*Exercise instructions*:
List every line below containing "this".

*Supplied data*:
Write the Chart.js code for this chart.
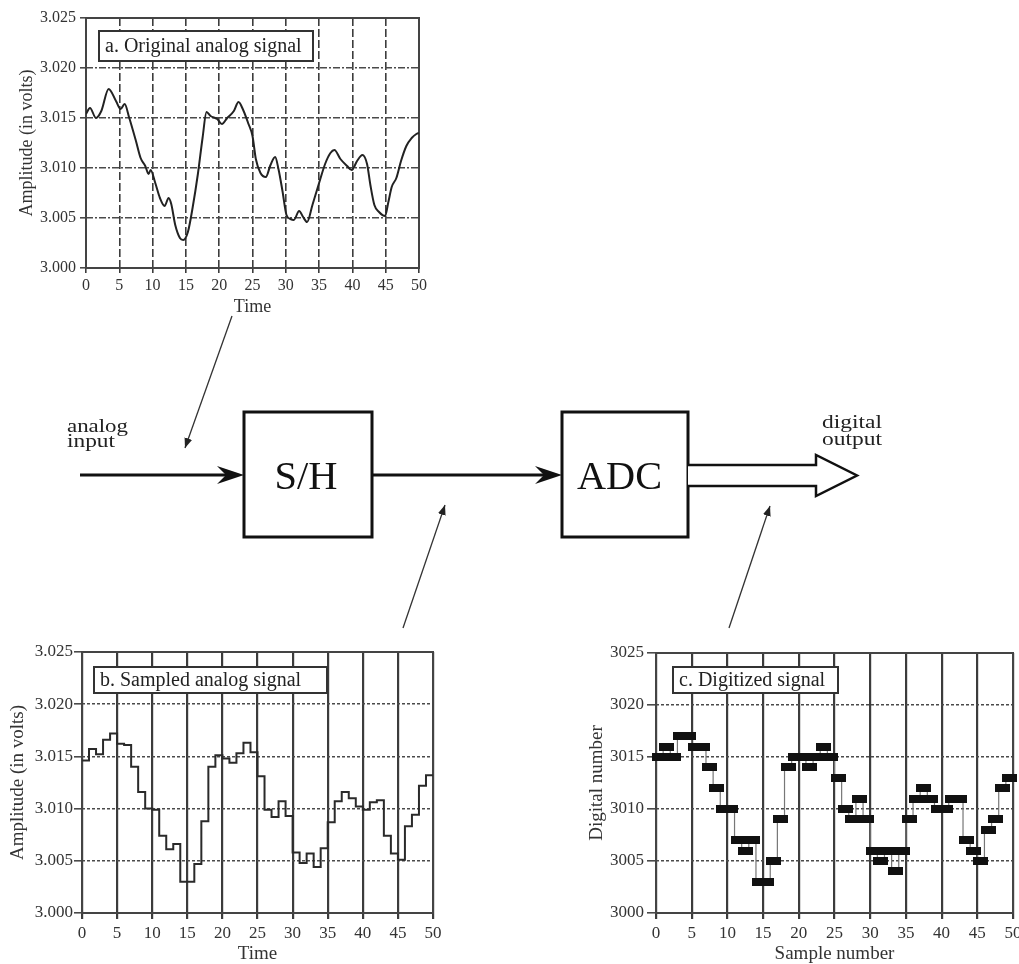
<!DOCTYPE html>
<html>
<head>
<meta charset="utf-8">
<title>Analog-to-digital conversion</title>
<script src="https://cdn.jsdelivr.net/npm/chart.js@4.4.1/dist/chart.umd.min.js"></script>
<style>
  html, body { margin: 0; padding: 0; background: #fff; overflow: hidden; }
  body { position: relative; width: 1019px; height: 964px; }
  canvas { position: absolute; }
  #chartA { left: 0; top: 0; }
  #chartB { left: 0; top: 630px; }
  #chartC { left: 580px; top: 630px; }
  #diagram { position: absolute; left: 0; top: 0; }
</style>
</head>
<body>
<canvas id="chartA" width="445" height="320"></canvas>
<canvas id="chartB" width="450" height="334"></canvas>
<canvas id="chartC" width="450" height="334"></canvas>

<svg id="diagram" width="1019" height="964" font-family="'Liberation Serif', 'DejaVu Serif', serif">
  <defs>
    <marker id="ptr" viewBox="0 0 10 8" refX="10" refY="4" markerWidth="10" markerHeight="8"
            markerUnits="userSpaceOnUse" orient="auto">
      <path d="M0,0 L10,4 L0,8 Z" fill="#222"/>
    </marker>
  </defs>

  <!-- analog input into the sample and hold -->
  <text x="67" y="432" font-size="19" fill="#222" textLength="61" lengthAdjust="spacingAndGlyphs">analog</text>
  <text x="67" y="447" font-size="19" fill="#222" textLength="48" lengthAdjust="spacingAndGlyphs">input</text>
  <line x1="80" y1="475" x2="228" y2="475" stroke="#111" stroke-width="3"/>
  <polygon points="244,475 217,466 226,475 217,484" fill="#111"/>

  <rect x="244" y="412" width="128" height="125" fill="none" stroke="#111" stroke-width="3"/>
  <text x="306" y="489" font-size="40" fill="#111" text-anchor="middle" textLength="63" lengthAdjust="spacingAndGlyphs">S/H</text>

  <line x1="372" y1="475" x2="546" y2="475" stroke="#111" stroke-width="3"/>
  <polygon points="562,475 535,466 544,475 535,484" fill="#111"/>

  <rect x="562" y="412" width="126" height="125" fill="none" stroke="#111" stroke-width="3"/>
  <text x="619.5" y="489" font-size="40" fill="#111" text-anchor="middle" textLength="85" lengthAdjust="spacingAndGlyphs">ADC</text>

  <!-- wide output arrow -->
  <path d="M688,465 H816 V455 L857,475.5 L816,496 V486 H688" fill="#fff" stroke="#111" stroke-width="2.5"/>
  <text x="822" y="428" font-size="19" fill="#222" textLength="60" lengthAdjust="spacingAndGlyphs">digital</text>
  <text x="822" y="445" font-size="19" fill="#222" textLength="60" lengthAdjust="spacingAndGlyphs">output</text>

  <!-- pointers from each plot to its place in the chain -->
  <line x1="232" y1="316" x2="185" y2="448" stroke="#333" stroke-width="1.3" marker-end="url(#ptr)"/>
  <line x1="403" y1="628" x2="445" y2="505" stroke="#333" stroke-width="1.3" marker-end="url(#ptr)"/>
  <line x1="729" y1="628" x2="770" y2="506" stroke="#333" stroke-width="1.3" marker-end="url(#ptr)"/>
</svg>

<script>
// a. original analog signal (time, volts)
const analogTime = [0, 0.6, 1.5, 2.3, 3.4, 4.5, 5.2, 5.8, 6.5, 7.5,
  8.2, 8.9, 9.4, 9.7, 10.4, 11.1, 11.8, 12.4, 12.8, 13.4,
  14.1, 14.6, 15.3, 16.0, 16.8, 17.5, 18.1, 18.7, 19.7, 20.4,
  21.2, 22.2, 22.9, 23.6, 24.4, 25.0, 25.5, 26.2, 27.0, 27.7,
  28.4, 28.9, 29.5, 30.1, 30.7, 31.2, 32.0, 32.6, 33.2, 34.0,
  35.0, 35.9, 36.7, 37.3, 38.2, 39.2, 39.9, 40.7, 41.5, 42.2,
  42.7, 43.3, 44.0, 44.9, 45.4, 45.9, 46.6, 47.3, 48.1, 48.9,
  49.6, 50];
const analogVolts = [3.0154, 3.0160, 3.0150, 3.0157, 3.0179, 3.0167, 3.0159, 3.0164, 3.0150, 3.0127,
  3.0110, 3.0102, 3.0094, 3.0098, 3.0085, 3.0070, 3.0062, 3.0070, 3.0064, 3.0043,
  3.0030, 3.0028, 3.0036, 3.0060, 3.0094, 3.0130, 3.0156, 3.0152, 3.0149, 3.0144,
  3.0150, 3.0157, 3.0166, 3.0158, 3.0144, 3.0132, 3.0109, 3.0095, 3.0091, 3.0103,
  3.0111, 3.0099, 3.0077, 3.0053, 3.0049, 3.0048, 3.0057, 3.0051, 3.0046, 3.0063,
  3.0085, 3.0104, 3.0115, 3.0118, 3.0109, 3.0102, 3.0098, 3.0107, 3.0113, 3.0104,
  3.0083, 3.0063, 3.0056, 3.0052, 3.0066, 3.0081, 3.0090, 3.0107, 3.0122, 3.0130,
  3.0134, 3.0135];

// b. sample-and-hold output, one held value per sample
const sampleNumber = [0, 1, 2, 3, 4, 5, 6, 7, 8, 9,
  10, 11, 12, 13, 14, 15, 16, 17, 18, 19,
  20, 21, 22, 23, 24, 25, 26, 27, 28, 29,
  30, 31, 32, 33, 34, 35, 36, 37, 38, 39,
  40, 41, 42, 43, 44, 45, 46, 47, 48, 49];
const sampledVolts = [3.0146, 3.0157, 3.0152, 3.0166, 3.0172, 3.0162, 3.0161, 3.0140, 3.0116, 3.0100,
  3.0099, 3.0074, 3.0061, 3.0066, 3.0030, 3.0030, 3.0047, 3.0088, 3.0140, 3.0151,
  3.0148, 3.0144, 3.0153, 3.0163, 3.0154, 3.0131, 3.0099, 3.0092, 3.0107, 3.0093,
  3.0058, 3.0048, 3.0057, 3.0044, 3.0062, 3.0087, 3.0107, 3.0116, 3.0110, 3.0102,
  3.0099, 3.0106, 3.0108, 3.0074, 3.0057, 3.0051, 3.0083, 3.0094, 3.0122, 3.0132];

// c. ADC output codes
const digitalCode = [3015, 3016, 3015, 3017, 3017, 3016, 3016, 3014, 3012, 3010,
  3010, 3007, 3006, 3007, 3003, 3003, 3005, 3009, 3014, 3015,
  3015, 3014, 3015, 3016, 3015, 3013, 3010, 3009, 3011, 3009,
  3006, 3005, 3006, 3004, 3006, 3009, 3011, 3012, 3011, 3010,
  3010, 3011, 3011, 3007, 3006, 3005, 3008, 3009, 3012, 3013];

// axis ticks
const xTicks = [0, 5, 10, 15, 20, 25, 30, 35, 40, 45, 50];
const voltTicks = [3.000, 3.005, 3.010, 3.015, 3.020, 3.025];
const codeTicks = [3000, 3005, 3010, 3015, 3020, 3025];

const SERIF = "'Liberation Serif', 'DejaVu Serif', serif";
Chart.defaults.font.family = SERIF;
Chart.defaults.color = '#333';

// dark frame round the plot area
const frame = {
  id: 'frame',
  beforeDatasetsDraw(chart) {
    const { ctx, chartArea: a } = chart;
    ctx.save();
    ctx.strokeStyle = '#444';
    ctx.lineWidth = 2;
    ctx.strokeRect(a.left, a.top, a.right - a.left, a.bottom - a.top);
    ctx.restore();
  }
};

// boxed caption in the upper left of each plot
const caption = {
  id: 'caption',
  beforeDatasetsDraw(chart, args, opts) {
    if (!opts.text) return;
    const { ctx, chartArea: a } = chart;
    const x = a.left + opts.dx, y = a.top + opts.dy;
    ctx.save();
    ctx.fillStyle = '#fff';
    ctx.fillRect(x, y, opts.w, opts.h);
    ctx.strokeStyle = '#333';
    ctx.lineWidth = 2;
    ctx.strokeRect(x, y, opts.w, opts.h);
    ctx.font = '20px ' + SERIF;
    ctx.fillStyle = '#222';
    ctx.textBaseline = 'middle';
    ctx.fillText(opts.text, x + 6, y + opts.h / 2 + 1);
    ctx.restore();
  }
};

function setTicks(list) {
  return scale => { scale.ticks = list.map(v => ({ value: v })); };
}

function xAxis(cfg) {
  return {
    type: 'linear', min: 0, max: 50,
    afterBuildTicks: setTicks(xTicks),
    afterFit: s => { s.height = cfg.height; },
    ticks: { autoSkip: false, maxRotation: 0, font: { size: cfg.tickSize }, color: '#333', padding: cfg.tickPad },
    grid: { color: '#3c3c3c', lineWidth: cfg.lineWidth, tickLength: cfg.tickLen },
    border: { display: false, dash: cfg.dash },
    title: { display: true, text: cfg.title, color: '#333',
             font: { size: cfg.titleSize, lineHeight: 1 }, padding: { top: 0, bottom: cfg.titlePad } }
  };
}

function yAxis(cfg) {
  return {
    min: cfg.ticks[0], max: cfg.ticks[cfg.ticks.length - 1],
    afterBuildTicks: setTicks(cfg.ticks),
    afterFit: s => { s.width = cfg.width; },
    ticks: { autoSkip: false, font: { size: cfg.tickSize }, color: '#333', padding: cfg.tickPad,
             callback: cfg.format },
    grid: { color: '#4a4a4a', lineWidth: 1.6, tickLength: cfg.tickLen },
    border: { display: false, dash: cfg.dash },
    title: { display: true, text: cfg.title, color: '#333',
             font: { size: cfg.titleSize, lineHeight: 1 }, padding: { top: cfg.titlePad, bottom: 0 } }
  };
}

const volts = v => v.toFixed(3);

// a. original analog signal
new Chart(document.getElementById('chartA'), {
  type: 'line',
  data: {
    datasets: [{
      data: analogTime.map((t, i) => ({ x: t, y: analogVolts[i] })),
      borderColor: '#222',
      borderWidth: 2,
      pointRadius: 0,
      cubicInterpolationMode: 'monotone'
    }]
  },
  options: {
    responsive: false, animation: false, events: [],
    layout: { padding: { top: 18, right: 26, left: 0, bottom: 0 } },
    plugins: {
      legend: { display: false }, tooltip: { enabled: false },
      caption: { text: 'a. Original analog signal', dx: 13, dy: 13, w: 214, h: 30 }
    },
    scales: {
      x: xAxis({ height: 52, tickSize: 16, tickPad: 3, tickLen: 5, lineWidth: 1.6, dash: [8, 3],
                 title: 'Time', titleSize: 18, titlePad: 4 }),
      y: yAxis({ ticks: voltTicks, width: 86, tickSize: 16, tickPad: 4, tickLen: 6, dash: [7, 2, 2, 2],
                 format: volts, title: 'Amplitude (in volts)', titleSize: 18, titlePad: 18 })
    }
  },
  plugins: [frame, caption]
});

// b. sampled analog signal: each value is held until the next sample
const held = sampleNumber.map((n, i) => ({ x: n, y: sampledVolts[i] }));
held.push({ x: sampleNumber.length, y: sampledVolts[sampledVolts.length - 1] });

new Chart(document.getElementById('chartB'), {
  type: 'line',
  data: {
    datasets: [{
      data: held,
      stepped: true,
      borderColor: '#2a2a2a',
      borderWidth: 2,
      pointRadius: 0
    }]
  },
  options: {
    responsive: false, animation: false, events: [],
    layout: { padding: { top: 22, right: 17, left: 0, bottom: 0 } },
    plugins: {
      legend: { display: false }, tooltip: { enabled: false },
      caption: { text: 'b. Sampled analog signal', dx: 12, dy: 15, w: 233, h: 26 }
    },
    scales: {
      x: xAxis({ height: 51, tickSize: 17, tickPad: 4, tickLen: 6, lineWidth: 2.2, dash: [],
                 title: 'Time', titleSize: 19, titlePad: 0.5 }),
      y: yAxis({ ticks: voltTicks, width: 82, tickSize: 17, tickPad: 1, tickLen: 8, dash: [3, 2],
                 format: volts, title: 'Amplitude (in volts)', titleSize: 19, titlePad: 8.5 })
    }
  },
  plugins: [frame, caption]
});

// c. digitized signal: one black block per sample, centred in its interval
const block = document.createElement('canvas');
block.width = 15;
block.height = 8;
const bctx = block.getContext('2d');
bctx.fillStyle = '#111';
bctx.fillRect(0, 0, block.width, block.height);

new Chart(document.getElementById('chartC'), {
  type: 'line',
  data: {
    datasets: [{
      data: sampleNumber.map((n, i) => ({ x: n + 0.5, y: digitalCode[i] })),
      stepped: 'middle',
      borderColor: '#777',
      borderWidth: 1.2,
      pointStyle: block,
      pointRadius: 4,
      clip: 12
    }]
  },
  options: {
    responsive: false, animation: false, events: [],
    layout: { padding: { top: 23, right: 17, left: 0, bottom: 0 } },
    plugins: {
      legend: { display: false }, tooltip: { enabled: false },
      caption: { text: 'c. Digitized signal', dx: 17, dy: 14, w: 165, h: 26 }
    },
    scales: {
      x: xAxis({ height: 51, tickSize: 17, tickPad: 4, tickLen: 6, lineWidth: 2.2, dash: [],
                 title: 'Sample number', titleSize: 19, titlePad: 0.5 }),
      y: yAxis({ ticks: codeTicks, width: 76, tickSize: 17, tickPad: 3, tickLen: 9, dash: [3, 2],
                 format: v => String(v), title: 'Digital number', titleSize: 19, titlePad: 7.5 })
    }
  },
  plugins: [frame, caption]
});
</script>
</body>
</html>
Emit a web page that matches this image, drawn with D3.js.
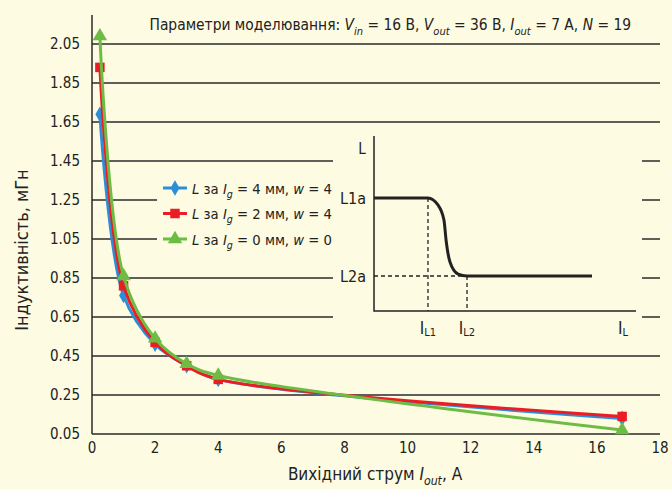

*Problem solution*:
Write the Chart.js code for this chart.
Emit a web page that matches this image, drawn with D3.js.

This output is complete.